— start —

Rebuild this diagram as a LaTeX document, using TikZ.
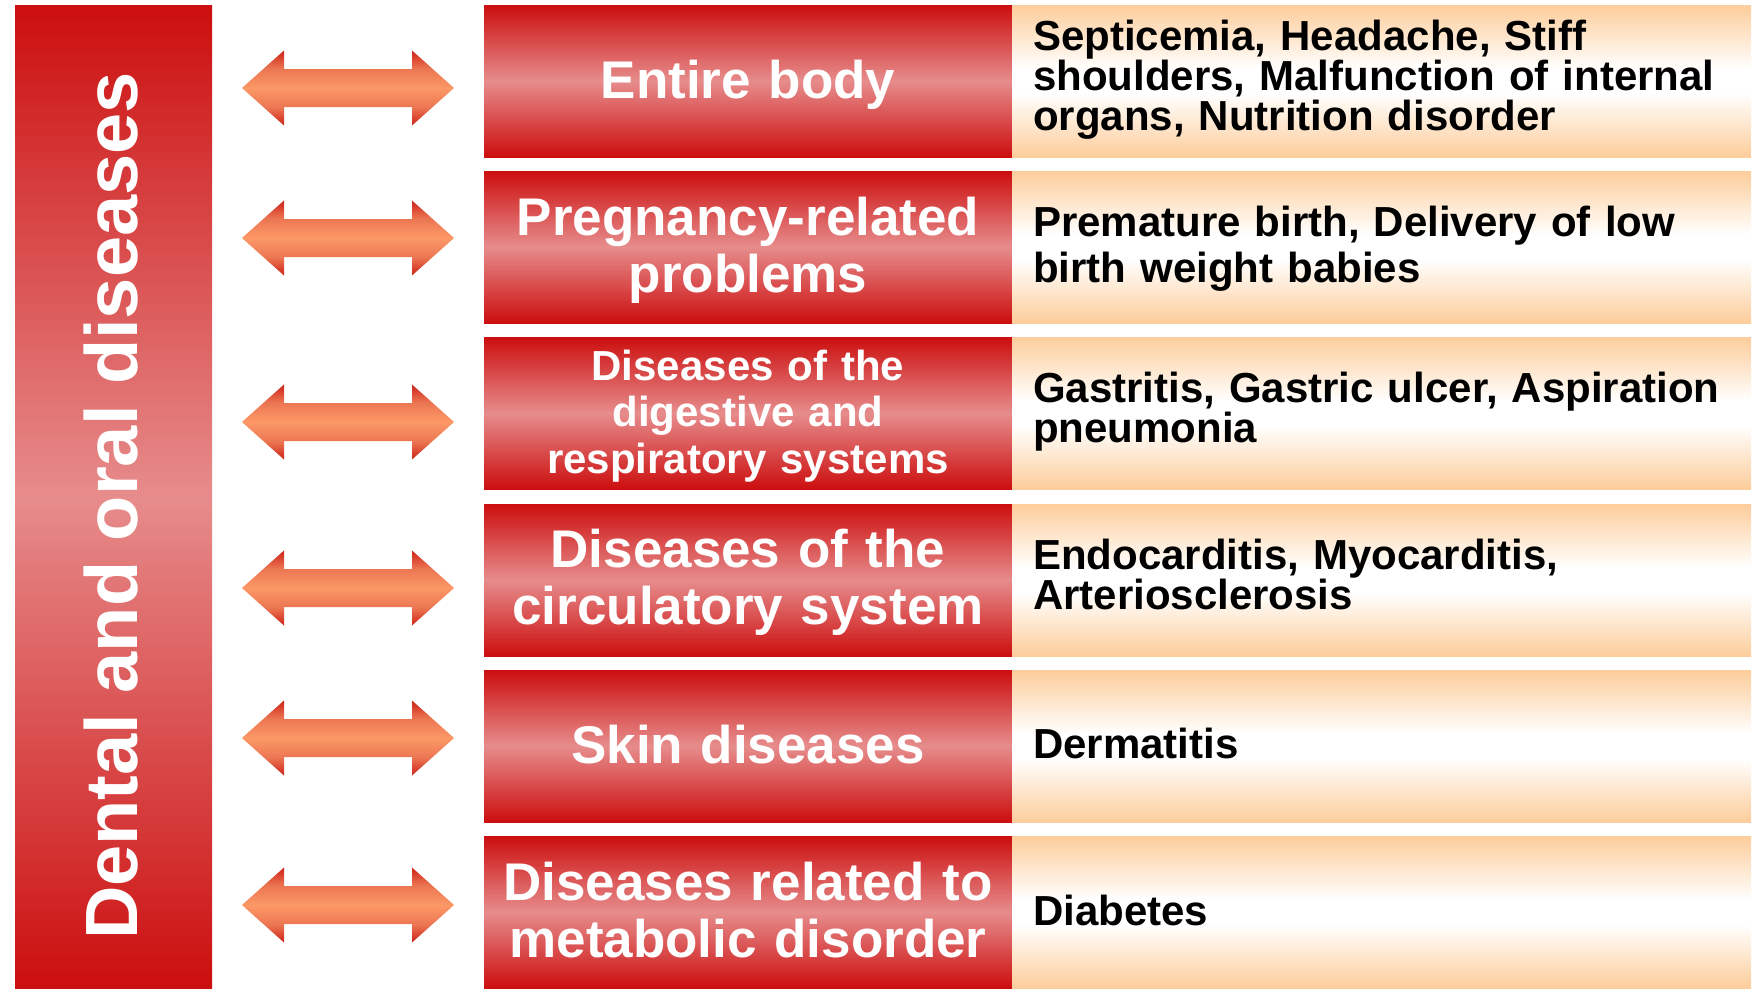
\documentclass[tikz,border=0pt]{standalone}
\usepackage{fontspec}
\setmainfont{Liberation Sans}
\definecolor{bred}{RGB}{204,14,14}
\definecolor{bpink}{RGB}{231,140,140}
\definecolor{peach}{RGB}{253,205,155}
\definecolor{adark}{RGB}{205,35,25}
\definecolor{aedge}{RGB}{236,118,82}
\definecolor{aor}{RGB}{252,152,102}
\pgfdeclareverticalshading{peachband}{100bp}{color(0bp)=(peach); color(25bp)=(peach); color(46bp)=(white); color(54bp)=(white); color(75bp)=(peach); color(100bp)=(peach)}
\pgfdeclareverticalshading{arrowband}{100bp}{color(0bp)=(adark); color(25bp)=(adark); color(37bp)=(aedge); color(50bp)=(aor); color(63bp)=(aedge); color(75bp)=(adark); color(100bp)=(adark)}
\tikzset{
  redbox/.style={rectangle, inner sep=0pt, outer sep=0pt, anchor=north west,
    minimum width=528pt, minimum height=152pt,
    top color=bred, bottom color=bred, middle color=bpink},
  peachbox/.style={rectangle, inner sep=0pt, outer sep=0pt, anchor=north west,
    minimum width=739pt, minimum height=152pt, shade, shading=peachband},
  midtext/.style={text=white, inner sep=0pt, anchor=base, align=center, text width=520pt,
    font={\bfseries\fontsize{53}{57.5}\selectfont\lineskiplimit=-100pt}},
  smalltext/.style={midtext, font={\bfseries\fontsize{42}{46.5}\selectfont\lineskiplimit=-100pt}},
  sidetext/.style={text=black, inner sep=0pt, anchor=base west, align=left, text width=715pt,
    font={\bfseries\fontsize{42}{40}\selectfont\lineskiplimit=-100pt}},
  widetext/.style={sidetext, font={\bfseries\fontsize{42}{46}\selectfont\lineskiplimit=-100pt}},
  dblarrow/.pic={
    \shade[shading=arrowband] (-106,0) -- (-64,-37.5) -- (-64,-19) -- (64,-19) -- (64,-37.5)
      -- (106,0) -- (64,37.5) -- (64,19) -- (-64,19) -- (-64,37.5) -- cycle;
  }
}
\begin{document}
\begin{tikzpicture}[x=1pt, y=-1pt]
\useasboundingbox (0,0) rectangle (1753,993);
% left bar
\node[rectangle, inner sep=0pt, anchor=north west, minimum width=197pt, minimum height=983pt,
  top color=bred, bottom color=bred, middle color=bpink] (bar) at (15,5) {};
\node[rotate=90, anchor=base, text=white, inner sep=0pt,
  font=\bfseries\fontsize{74}{80}\selectfont] (title) at (137,506) {Dental and oral diseases};
% arrows
\pic at (348,88) {dblarrow};
\pic at (348,238) {dblarrow};
\pic at (348,422) {dblarrow};
\pic at (348,588) {dblarrow};
\pic at (348,738) {dblarrow};
\pic at (348,905) {dblarrow};
% middle boxes
\node[redbox] (m1) at (484,5) {};
\node[redbox] (m2) at (484,171) {};
\node[redbox] (m3) at (484,337) {};
\node[redbox] (m4) at (484,504) {};
\node[redbox] (m5) at (484,670) {};
\node[redbox] (m6) at (484,836) {};
% right boxes
\node[peachbox] (r1) at (1012,5) {};
\node[peachbox] (r2) at (1012,171) {};
\node[peachbox] (r3) at (1012,337) {};
\node[peachbox] (r4) at (1012,504) {};
\node[peachbox] (r5) at (1012,670) {};
\node[peachbox] (r6) at (1012,836) {};
% middle texts
\node[midtext] (mt1) at (748,98) {Entire body};
\node[midtext] (mt2) at (748,235) {Pregnancy-related\\problems};
\node[smalltext] (mt3) at (748,380) {Diseases of the\\digestive and\\respiratory systems};
\node[midtext] (mt4) at (748,567) {Diseases of the\\circulatory system};
\node[midtext] (mt5) at (748,763) {Skin diseases};
\node[midtext] (mt6) at (748,900) {Diseases related to\\metabolic disorder};
% right texts
\node[sidetext] (rt1) at (1033,50) {Septicemia, Headache, Stiff\\shoulders, Malfunction of internal\\organs, Nutrition disorder};
\node[widetext] (rt2) at (1033,236) {Premature birth, Delivery of low\\birth weight babies};
\node[sidetext] (rt3) at (1033,402) {Gastritis, Gastric ulcer, Aspiration\\pneumonia};
\node[sidetext] (rt4) at (1033,569) {Endocarditis, Myocarditis,\\Arteriosclerosis};
\node[sidetext] (rt5) at (1033,758) {Dermatitis};
\node[sidetext] (rt6) at (1033,925) {Diabetes};
\end{tikzpicture}
\end{document}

— end —

# [Directions for this task]
Without the pictures, repeat the listing above exactly.

# [Output]
Rebuild this diagram as a LaTeX document, using TikZ.
\documentclass[tikz,border=0pt]{standalone}
\usepackage{fontspec}
\setmainfont{Liberation Sans}
\definecolor{bred}{RGB}{204,14,14}
\definecolor{bpink}{RGB}{231,140,140}
\definecolor{peach}{RGB}{253,205,155}
\definecolor{adark}{RGB}{205,35,25}
\definecolor{aedge}{RGB}{236,118,82}
\definecolor{aor}{RGB}{252,152,102}
\pgfdeclareverticalshading{peachband}{100bp}{color(0bp)=(peach); color(25bp)=(peach); color(46bp)=(white); color(54bp)=(white); color(75bp)=(peach); color(100bp)=(peach)}
\pgfdeclareverticalshading{arrowband}{100bp}{color(0bp)=(adark); color(25bp)=(adark); color(37bp)=(aedge); color(50bp)=(aor); color(63bp)=(aedge); color(75bp)=(adark); color(100bp)=(adark)}
\tikzset{
  redbox/.style={rectangle, inner sep=0pt, outer sep=0pt, anchor=north west,
    minimum width=528pt, minimum height=152pt,
    top color=bred, bottom color=bred, middle color=bpink},
  peachbox/.style={rectangle, inner sep=0pt, outer sep=0pt, anchor=north west,
    minimum width=739pt, minimum height=152pt, shade, shading=peachband},
  midtext/.style={text=white, inner sep=0pt, anchor=base, align=center, text width=520pt,
    font={\bfseries\fontsize{53}{57.5}\selectfont\lineskiplimit=-100pt}},
  smalltext/.style={midtext, font={\bfseries\fontsize{42}{46.5}\selectfont\lineskiplimit=-100pt}},
  sidetext/.style={text=black, inner sep=0pt, anchor=base west, align=left, text width=715pt,
    font={\bfseries\fontsize{42}{40}\selectfont\lineskiplimit=-100pt}},
  widetext/.style={sidetext, font={\bfseries\fontsize{42}{46}\selectfont\lineskiplimit=-100pt}},
  dblarrow/.pic={
    \shade[shading=arrowband] (-106,0) -- (-64,-37.5) -- (-64,-19) -- (64,-19) -- (64,-37.5)
      -- (106,0) -- (64,37.5) -- (64,19) -- (-64,19) -- (-64,37.5) -- cycle;
  }
}
\begin{document}
\begin{tikzpicture}[x=1pt, y=-1pt]
\useasboundingbox (0,0) rectangle (1753,993);
% left bar
\node[rectangle, inner sep=0pt, anchor=north west, minimum width=197pt, minimum height=983pt,
  top color=bred, bottom color=bred, middle color=bpink] (bar) at (15,5) {};
\node[rotate=90, anchor=base, text=white, inner sep=0pt,
  font=\bfseries\fontsize{74}{80}\selectfont] (title) at (137,506) {Dental and oral diseases};
% arrows
\pic at (348,88) {dblarrow};
\pic at (348,238) {dblarrow};
\pic at (348,422) {dblarrow};
\pic at (348,588) {dblarrow};
\pic at (348,738) {dblarrow};
\pic at (348,905) {dblarrow};
% middle boxes
\node[redbox] (m1) at (484,5) {};
\node[redbox] (m2) at (484,171) {};
\node[redbox] (m3) at (484,337) {};
\node[redbox] (m4) at (484,504) {};
\node[redbox] (m5) at (484,670) {};
\node[redbox] (m6) at (484,836) {};
% right boxes
\node[peachbox] (r1) at (1012,5) {};
\node[peachbox] (r2) at (1012,171) {};
\node[peachbox] (r3) at (1012,337) {};
\node[peachbox] (r4) at (1012,504) {};
\node[peachbox] (r5) at (1012,670) {};
\node[peachbox] (r6) at (1012,836) {};
% middle texts
\node[midtext] (mt1) at (748,98) {Entire body};
\node[midtext] (mt2) at (748,235) {Pregnancy-related\\problems};
\node[smalltext] (mt3) at (748,380) {Diseases of the\\digestive and\\respiratory systems};
\node[midtext] (mt4) at (748,567) {Diseases of the\\circulatory system};
\node[midtext] (mt5) at (748,763) {Skin diseases};
\node[midtext] (mt6) at (748,900) {Diseases related to\\metabolic disorder};
% right texts
\node[sidetext] (rt1) at (1033,50) {Septicemia, Headache, Stiff\\shoulders, Malfunction of internal\\organs, Nutrition disorder};
\node[widetext] (rt2) at (1033,236) {Premature birth, Delivery of low\\birth weight babies};
\node[sidetext] (rt3) at (1033,402) {Gastritis, Gastric ulcer, Aspiration\\pneumonia};
\node[sidetext] (rt4) at (1033,569) {Endocarditis, Myocarditis,\\Arteriosclerosis};
\node[sidetext] (rt5) at (1033,758) {Dermatitis};
\node[sidetext] (rt6) at (1033,925) {Diabetes};
\end{tikzpicture}
\end{document}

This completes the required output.